--- begin Stored data ---

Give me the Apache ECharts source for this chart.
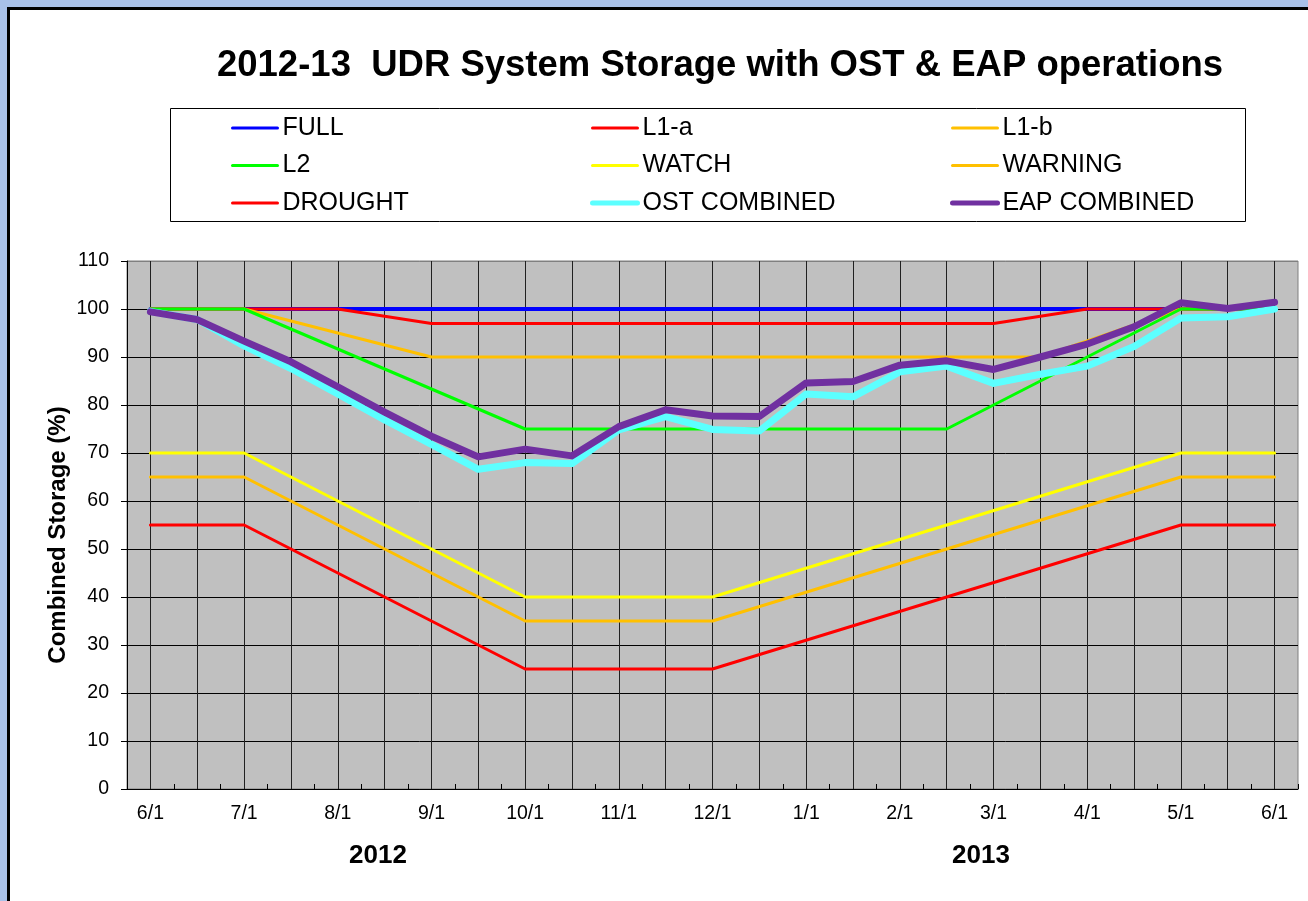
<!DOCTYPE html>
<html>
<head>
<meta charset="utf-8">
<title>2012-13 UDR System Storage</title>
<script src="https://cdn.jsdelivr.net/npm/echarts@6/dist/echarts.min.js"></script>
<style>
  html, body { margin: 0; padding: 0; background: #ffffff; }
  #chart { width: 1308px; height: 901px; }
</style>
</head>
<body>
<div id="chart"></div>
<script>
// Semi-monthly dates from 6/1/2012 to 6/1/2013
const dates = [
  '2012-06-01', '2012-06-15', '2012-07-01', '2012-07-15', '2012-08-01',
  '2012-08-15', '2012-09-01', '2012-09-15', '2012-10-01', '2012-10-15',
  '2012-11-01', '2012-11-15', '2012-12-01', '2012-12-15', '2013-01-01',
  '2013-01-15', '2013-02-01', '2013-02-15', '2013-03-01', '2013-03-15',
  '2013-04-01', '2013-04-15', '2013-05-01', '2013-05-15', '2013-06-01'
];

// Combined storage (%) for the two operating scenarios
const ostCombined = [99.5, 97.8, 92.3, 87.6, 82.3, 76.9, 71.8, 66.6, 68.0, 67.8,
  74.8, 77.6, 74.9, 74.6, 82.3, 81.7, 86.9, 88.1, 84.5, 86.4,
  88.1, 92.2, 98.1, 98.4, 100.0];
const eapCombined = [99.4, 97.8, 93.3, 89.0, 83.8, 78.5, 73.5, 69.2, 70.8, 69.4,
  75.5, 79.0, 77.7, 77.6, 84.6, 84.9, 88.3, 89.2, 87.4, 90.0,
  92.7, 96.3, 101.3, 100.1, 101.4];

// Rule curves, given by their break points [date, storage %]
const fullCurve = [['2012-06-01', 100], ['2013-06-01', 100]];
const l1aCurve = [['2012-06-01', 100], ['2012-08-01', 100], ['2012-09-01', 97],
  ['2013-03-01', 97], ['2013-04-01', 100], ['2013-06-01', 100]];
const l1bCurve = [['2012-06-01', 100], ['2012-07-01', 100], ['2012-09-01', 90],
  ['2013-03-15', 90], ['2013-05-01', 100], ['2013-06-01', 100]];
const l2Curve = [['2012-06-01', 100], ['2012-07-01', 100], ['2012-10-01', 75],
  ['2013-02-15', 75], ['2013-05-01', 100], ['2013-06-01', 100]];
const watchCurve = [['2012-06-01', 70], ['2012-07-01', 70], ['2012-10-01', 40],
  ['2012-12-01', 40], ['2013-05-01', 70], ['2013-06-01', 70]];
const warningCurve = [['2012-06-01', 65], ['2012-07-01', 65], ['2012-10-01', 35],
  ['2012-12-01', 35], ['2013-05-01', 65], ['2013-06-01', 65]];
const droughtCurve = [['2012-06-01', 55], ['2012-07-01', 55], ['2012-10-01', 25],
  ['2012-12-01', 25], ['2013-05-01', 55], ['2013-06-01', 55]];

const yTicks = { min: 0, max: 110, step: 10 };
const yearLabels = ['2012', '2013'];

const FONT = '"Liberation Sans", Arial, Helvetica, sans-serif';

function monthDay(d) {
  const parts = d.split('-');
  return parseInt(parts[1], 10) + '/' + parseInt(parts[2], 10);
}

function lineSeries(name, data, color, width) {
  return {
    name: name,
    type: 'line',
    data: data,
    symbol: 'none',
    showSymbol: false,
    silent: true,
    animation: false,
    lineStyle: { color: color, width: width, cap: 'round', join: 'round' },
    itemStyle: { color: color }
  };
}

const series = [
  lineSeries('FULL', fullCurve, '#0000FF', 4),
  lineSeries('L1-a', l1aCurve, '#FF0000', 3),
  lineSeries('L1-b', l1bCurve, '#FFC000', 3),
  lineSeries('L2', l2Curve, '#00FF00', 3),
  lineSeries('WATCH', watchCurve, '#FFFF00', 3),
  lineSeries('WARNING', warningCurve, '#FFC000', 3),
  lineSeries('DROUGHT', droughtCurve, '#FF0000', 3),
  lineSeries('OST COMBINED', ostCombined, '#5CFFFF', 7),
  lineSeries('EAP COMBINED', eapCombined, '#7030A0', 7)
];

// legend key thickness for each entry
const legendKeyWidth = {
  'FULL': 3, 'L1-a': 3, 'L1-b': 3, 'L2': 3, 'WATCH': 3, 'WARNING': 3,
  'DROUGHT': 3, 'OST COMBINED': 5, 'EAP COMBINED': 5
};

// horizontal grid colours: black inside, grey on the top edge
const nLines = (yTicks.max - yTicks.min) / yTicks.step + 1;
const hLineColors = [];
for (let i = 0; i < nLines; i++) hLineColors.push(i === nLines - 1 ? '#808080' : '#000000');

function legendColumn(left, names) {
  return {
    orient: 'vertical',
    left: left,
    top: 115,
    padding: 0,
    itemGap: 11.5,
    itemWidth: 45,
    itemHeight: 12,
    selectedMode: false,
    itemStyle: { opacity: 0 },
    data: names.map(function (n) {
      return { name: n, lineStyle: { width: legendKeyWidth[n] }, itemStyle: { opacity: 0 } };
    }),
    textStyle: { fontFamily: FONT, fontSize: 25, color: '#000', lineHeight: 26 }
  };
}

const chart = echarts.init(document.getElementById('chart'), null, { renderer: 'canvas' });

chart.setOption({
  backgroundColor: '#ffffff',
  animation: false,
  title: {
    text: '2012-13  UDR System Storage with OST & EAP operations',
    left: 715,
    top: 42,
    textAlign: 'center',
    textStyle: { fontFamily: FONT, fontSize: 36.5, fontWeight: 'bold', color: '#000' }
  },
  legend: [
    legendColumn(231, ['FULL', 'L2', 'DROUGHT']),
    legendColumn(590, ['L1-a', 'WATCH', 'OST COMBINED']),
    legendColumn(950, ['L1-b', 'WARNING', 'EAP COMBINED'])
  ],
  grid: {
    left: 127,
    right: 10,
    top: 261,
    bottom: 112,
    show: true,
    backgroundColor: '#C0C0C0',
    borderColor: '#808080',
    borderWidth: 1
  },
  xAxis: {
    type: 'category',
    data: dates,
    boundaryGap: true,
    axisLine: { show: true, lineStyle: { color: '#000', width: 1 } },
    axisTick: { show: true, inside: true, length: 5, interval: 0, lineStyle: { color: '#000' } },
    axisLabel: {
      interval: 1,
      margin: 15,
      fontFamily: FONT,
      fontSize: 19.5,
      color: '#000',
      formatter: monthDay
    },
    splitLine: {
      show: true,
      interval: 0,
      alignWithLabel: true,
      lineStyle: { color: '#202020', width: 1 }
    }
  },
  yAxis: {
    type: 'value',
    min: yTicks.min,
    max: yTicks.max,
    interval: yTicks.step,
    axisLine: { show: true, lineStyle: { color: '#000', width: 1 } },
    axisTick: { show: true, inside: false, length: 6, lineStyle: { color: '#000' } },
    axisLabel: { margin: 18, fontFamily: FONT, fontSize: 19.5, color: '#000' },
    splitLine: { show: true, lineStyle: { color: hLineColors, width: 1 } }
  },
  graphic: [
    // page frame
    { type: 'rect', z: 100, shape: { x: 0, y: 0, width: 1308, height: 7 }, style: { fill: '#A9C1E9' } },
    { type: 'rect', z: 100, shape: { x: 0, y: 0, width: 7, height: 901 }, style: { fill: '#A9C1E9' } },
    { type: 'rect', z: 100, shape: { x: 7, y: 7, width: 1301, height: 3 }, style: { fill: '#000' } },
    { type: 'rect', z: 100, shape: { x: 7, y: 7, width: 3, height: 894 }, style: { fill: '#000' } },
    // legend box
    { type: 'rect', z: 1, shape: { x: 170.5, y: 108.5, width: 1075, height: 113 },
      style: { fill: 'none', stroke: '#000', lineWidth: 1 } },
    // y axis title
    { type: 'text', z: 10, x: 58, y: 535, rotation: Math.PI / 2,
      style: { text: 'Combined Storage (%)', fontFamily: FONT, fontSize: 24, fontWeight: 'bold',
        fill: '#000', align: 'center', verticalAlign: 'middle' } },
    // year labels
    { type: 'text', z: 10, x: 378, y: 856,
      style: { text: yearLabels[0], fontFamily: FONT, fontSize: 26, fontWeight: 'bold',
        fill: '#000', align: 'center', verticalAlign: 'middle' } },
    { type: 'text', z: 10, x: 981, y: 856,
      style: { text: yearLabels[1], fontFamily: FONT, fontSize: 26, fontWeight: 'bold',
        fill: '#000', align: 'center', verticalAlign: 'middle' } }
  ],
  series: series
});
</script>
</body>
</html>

--- end Stored data ---

Brief: Repeat the listing above exactly from its first line to the line containing "92.7, 96.3, 101.3, 100.1, 101.4];", both included, and omit the pictures.

Exercise output:
Give me the Apache ECharts source for this chart.
<!DOCTYPE html>
<html>
<head>
<meta charset="utf-8">
<title>2012-13 UDR System Storage</title>
<script src="https://cdn.jsdelivr.net/npm/echarts@6/dist/echarts.min.js"></script>
<style>
  html, body { margin: 0; padding: 0; background: #ffffff; }
  #chart { width: 1308px; height: 901px; }
</style>
</head>
<body>
<div id="chart"></div>
<script>
// Semi-monthly dates from 6/1/2012 to 6/1/2013
const dates = [
  '2012-06-01', '2012-06-15', '2012-07-01', '2012-07-15', '2012-08-01',
  '2012-08-15', '2012-09-01', '2012-09-15', '2012-10-01', '2012-10-15',
  '2012-11-01', '2012-11-15', '2012-12-01', '2012-12-15', '2013-01-01',
  '2013-01-15', '2013-02-01', '2013-02-15', '2013-03-01', '2013-03-15',
  '2013-04-01', '2013-04-15', '2013-05-01', '2013-05-15', '2013-06-01'
];

// Combined storage (%) for the two operating scenarios
const ostCombined = [99.5, 97.8, 92.3, 87.6, 82.3, 76.9, 71.8, 66.6, 68.0, 67.8,
  74.8, 77.6, 74.9, 74.6, 82.3, 81.7, 86.9, 88.1, 84.5, 86.4,
  88.1, 92.2, 98.1, 98.4, 100.0];
const eapCombined = [99.4, 97.8, 93.3, 89.0, 83.8, 78.5, 73.5, 69.2, 70.8, 69.4,
  75.5, 79.0, 77.7, 77.6, 84.6, 84.9, 88.3, 89.2, 87.4, 90.0,
  92.7, 96.3, 101.3, 100.1, 101.4];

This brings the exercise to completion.